Scenario 3: Elizabeth Marries for Security

Another possible ending is that Elizabeth, worn down by pressure, accepts Mr. Collins. This would mirror Charlotte's choice. She would live in comfort but without respect or affection. Her independence of spirit would be caged. Austen makes this scenario imaginable but rejects it. By refusing to let Elizabeth marry without love, she makes a quiet but firm statement about the value of personal happiness.

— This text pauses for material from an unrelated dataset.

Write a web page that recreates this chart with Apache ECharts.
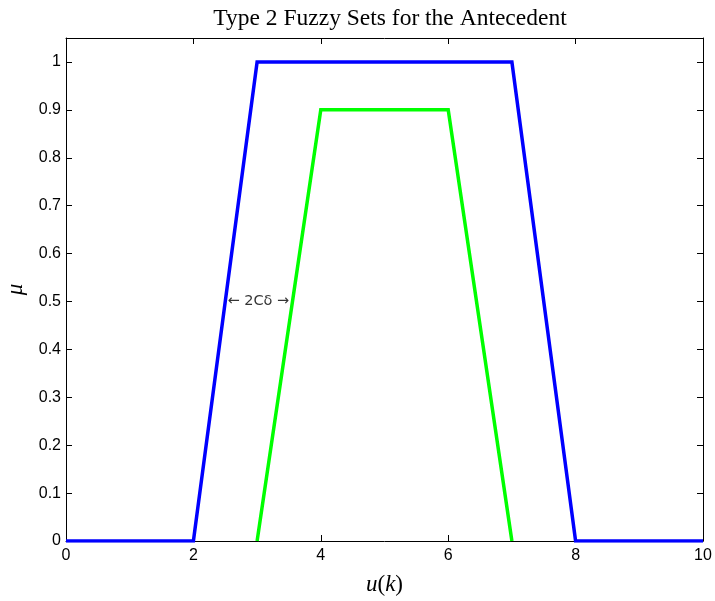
<!DOCTYPE html>
<html>
<head>
<meta charset="utf-8">
<script src="https://cdn.jsdelivr.net/npm/echarts@6/dist/echarts.min.js"></script>
<style>
  html, body { margin: 0; padding: 0; background: #fff; }
  #chart { width: 715px; height: 601px; }
</style>
</head>
<body>
<div id="chart"></div>
<script>
// upper (blue) and lower (green) membership functions
const upperX = [0, 2, 3, 7, 8, 10];
const upperY = [0, 0, 1, 1, 0, 0];
const lowerX = [3, 4, 6, 7];
const lowerY = [0, 0.9, 0.9, 0];
const xTicks = [0, 2, 4, 6, 8, 10];
const yTicks = [0, 0.1, 0.2, 0.3, 0.4, 0.5, 0.6, 0.7, 0.8, 0.9, 1];
const noteText = '\u2190 2C\u03b4 \u2192';
const notePos = [3.02, 0.5];

const chart = echarts.init(document.getElementById('chart'));

const pairs = (xs, ys) => xs.map((x, i) => [x, ys[i]]);
const tickFont = { fontFamily: 'Liberation Sans, Arial, sans-serif', fontSize: 16, color: '#000' };
const serif = 'Liberation Serif, Times New Roman, serif';

const baseX = {
  type: 'value', min: 0, max: 10, interval: 2,
  axisLine: { show: true, onZero: false, lineStyle: { color: '#000', width: 1 } },
  axisTick: { show: true, inside: true, length: 6, lineStyle: { color: '#000' } },
  splitLine: { show: false }
};
const baseY = {
  type: 'value', min: 0, max: 1.05, interval: 0.1,
  axisLine: { show: true, onZero: false, lineStyle: { color: '#000', width: 1 } },
  axisTick: { show: true, inside: true, length: 6, lineStyle: { color: '#000' } },
  splitLine: { show: false }
};

const option = {
  animation: false,
  backgroundColor: '#fff',
  title: {
    text: 'Type 2 Fuzzy Sets for the Antecedent',
    left: 385, top: 2, textAlign: 'center',
    textStyle: { fontFamily: serif, fontSize: 23.5, fontWeight: 'normal', color: '#000' }
  },
  grid: { left: 66, right: 12, top: 38, bottom: 60, containLabel: false, outerBoundsMode: 'none' },
  xAxis: [
    Object.assign({}, baseX, {
      position: 'bottom',
      name: '{i|u}{n|(}{i|k}{n|)}', nameLocation: 'middle', nameGap: 32,
      nameTextStyle: {
        rich: {
          i: { fontFamily: serif, fontStyle: 'italic', fontSize: 23, color: '#000' },
          n: { fontFamily: serif, fontSize: 23, color: '#000' }
        }
      },
      axisLabel: Object.assign({ margin: 7, formatter: v => xTicks.includes(v) ? String(v) : '' }, tickFont)
    }),
    Object.assign({}, baseX, { position: 'top', axisLabel: { show: false } })
  ],
  yAxis: [
    Object.assign({}, baseY, {
      position: 'left',
      name: '\u03bc', nameLocation: 'middle', nameGap: 36, nameRotate: 90,
      nameTextStyle: { fontFamily: serif, fontStyle: 'italic', fontSize: 23, color: '#000' },
      axisLabel: Object.assign({
        margin: 5,
        formatter: v => {
          const t = yTicks.find(y => Math.abs(y - v) < 1e-6);
          return t === undefined ? '' : String(t);
        }
      }, tickFont)
    }),
    Object.assign({}, baseY, { position: 'right', axisLabel: { show: false } })
  ],
  series: [
    {
      type: 'line', xAxisIndex: 0, yAxisIndex: 0,
      data: pairs(upperX, upperY),
      symbol: 'none',
      lineStyle: { color: '#0000ff', width: 3.5, join: 'miter' },
      z: 3
    },
    {
      type: 'line', xAxisIndex: 0, yAxisIndex: 0,
      data: pairs(lowerX, lowerY),
      symbol: 'none',
      lineStyle: { color: '#00ff00', width: 3.5, join: 'miter' },
      z: 2
    },
    {
      type: 'scatter', xAxisIndex: 0, yAxisIndex: 0,
      data: [notePos],
      symbolSize: 1,
      itemStyle: { color: 'rgba(0,0,0,0)' },
      silent: true,
      z: 4,
      label: {
        show: true, position: 'inside', formatter: noteText,
        fontFamily: 'DejaVu Sans, sans-serif', fontSize: 14.5, color: '#000',
        textBorderWidth: 0
      }
    }
  ]
};

chart.setOption(option);
</script>
</body>
</html>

Scenario 4: Darcy Loses Courage

One more twist could be if Darcy, after arranging Lydia's marriage, still believed Elizabeth could not accept him. His pride might keep him silent. Elizabeth, meanwhile, might regret but never confess. They would live with unspoken feelings, each carrying a shadow of what might have been. This would be tragic in a subdued way, not scandalous but quietly heartbreaking.

Conclusion

Writing these alternative endings makes you appreciate Austen's actual conclusion. It is not inevitable. It is carefully crafted to allow growth, redemption, and balance. Darcy learns humility, Elizabeth learns self-awareness, and the Bennet family survives disgrace. The happy marriages at the end are not just romantic resolutions but symbolic acts of social and personal harmony.

Watching the 2005 film reminded me that these stories are alive. The novel and the film tell them differently, but both keep you thinking about society, love, pride, and judgment. As a student, you come away not only entertained but also challenged to see how fragile human lives are, shaped by choices and chances that could easily have turned out otherwise.